Yield varies slightly depending on the juicer and how fresh the celery is; older stalks that have lost moisture will yield less.

A Note on Celeriac

Celeriac is the bulbous root variety of the celery plant and measures completely differently.

One cup of celeriac weighs approximately 156 grams, significantly heavier than an equal volume of chopped stalks.

The two are not interchangeable in most recipes.

How to Prep Celery So Your Measurements Are Always Accurate

Washing Celery Properly

Celery has no protective skin, so it absorbs whatever it comes into contact with from the soil and from handling.

Rinse each stalk under cold running water and run your fingers along the surface, especially in the curved inner side where dirt settles.

For farmers’ market celery, soak the stalks in a bowl of cold water for a few minutes before rinsing.

Dry the stalks with a clean towel before cutting wet celery slips on the cutting board, as it leads to less consistent cuts, which affects your measurements more than you might expect.

De-Stringing: Do It Strategically, Not Aggressively

Use a vegetable peeler to remove the most prominent fibrous strings from the outer convex edge of each stalk before measuring or chopping. Over-peeling wastes edible mass. Remove only the visible strings running along the outside, not the entire surface. This step also gives you cleaner, more consistent pieces when measuring by cup.

The Three Cuts Home Cooks Use Most

Three celery cutting styles shown side by side on a cutting board — half-moon slice, rough chop, and fine mince — with labels showing the best use for each cut

The half-moon slice is the most common cut for soups, stews, and stir-fries. Cut the stalk crosswise into pieces about a quarter to half an inch thick. This cut releases the most flavor surface area and softens evenly in liquid.

The rough chop gives you irregular, chunky pieces roughly half an inch to an inch in size. Use this for slow-cooked dishes, braises, and mirepoix, where the celery cooks down and releases its flavor into the liquid.

The fine mince reduces celery to very small, even pieces, usually an eighth of an inch or smaller. Use this for stuffings, meatloaves, crab cakes, and anywhere you want celery flavor without visible chunks.

A Trick for Faster & More Consistent Prep

Stack three or four stalks side by side on your cutting board and press them flat together. Trim the top and bottom in one single cut, then slice or chop through all of them at once. You cut your prep time down significantly, and the pieces are more consistent because the stalks support each other. Consistent piece size means more predictable cup measurements every time.

Storing Celery After Prepping

Pre-cut celery dries out faster than whole stalks. Place your cut pieces in an airtight container, cover with cold water, seal, and refrigerate.

Change the water every day or two. Cut celery stored this way stays crisp for four to five days, ideal for meal prep.

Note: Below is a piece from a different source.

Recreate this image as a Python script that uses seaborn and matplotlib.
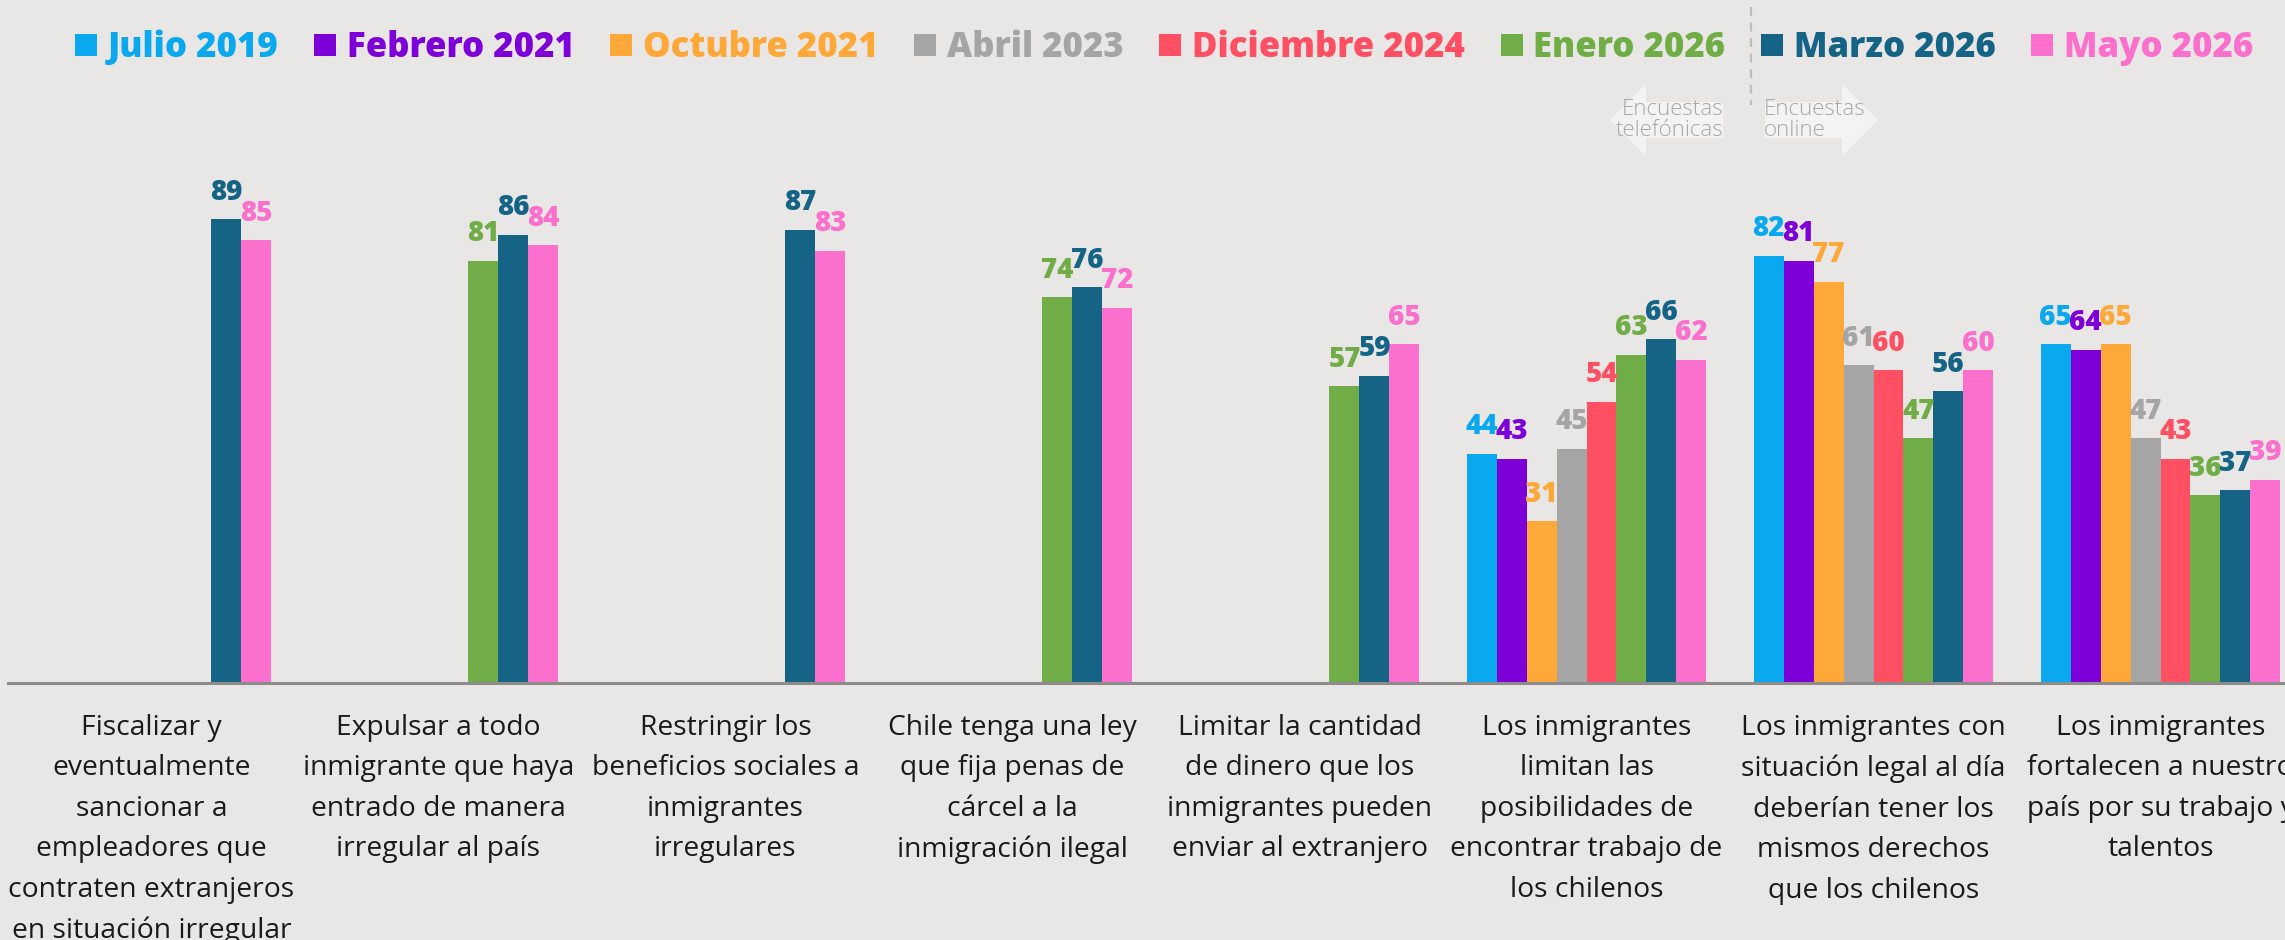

For storing a full bunch, the foil wrapping method keeps celery crisp for 2 to 4 weeks. See our full celery storage guide for step-by-step instructions on every method.

The Celery Leaves: Do Not Throw Them Away

The leaves at the top of celery stalks carry an intense, concentrated flavor that is more aromatic and herbal than the stalk itself.

In professional kitchens, we treat celery leaves almost like fresh herbs.

Scatter them over a finished soup the way you would use parsley, fold them into grain salads, or add them to a stock pot.

If you have more leaves than you can use, dry them in a low oven for about an hour and store them in a jar as a dried herb. They keep for months.

Smart Swaps When You Do Not Have Enough Celery

For crunch and freshness in raw applications:

  • Cucumber (milder, higher water content)
  • Fennel stalks (similar crunch with a slightly anise note)
  • Sliced green apple (works well in salads and slaws)

For cooked dishes where celery adds background flavor:

  • Leeks (sweeter, similar aromatic quality)
  • Fennel bulb (excellent in soups and braises)
  • Cooked cabbage (works in long-cooked dishes where texture is secondary)

Celery seed as a flavour substitute: If you have no fresh celery at all, celery seed from the spice aisle adds celery flavor to soups, stocks, and braised dishes without any prep.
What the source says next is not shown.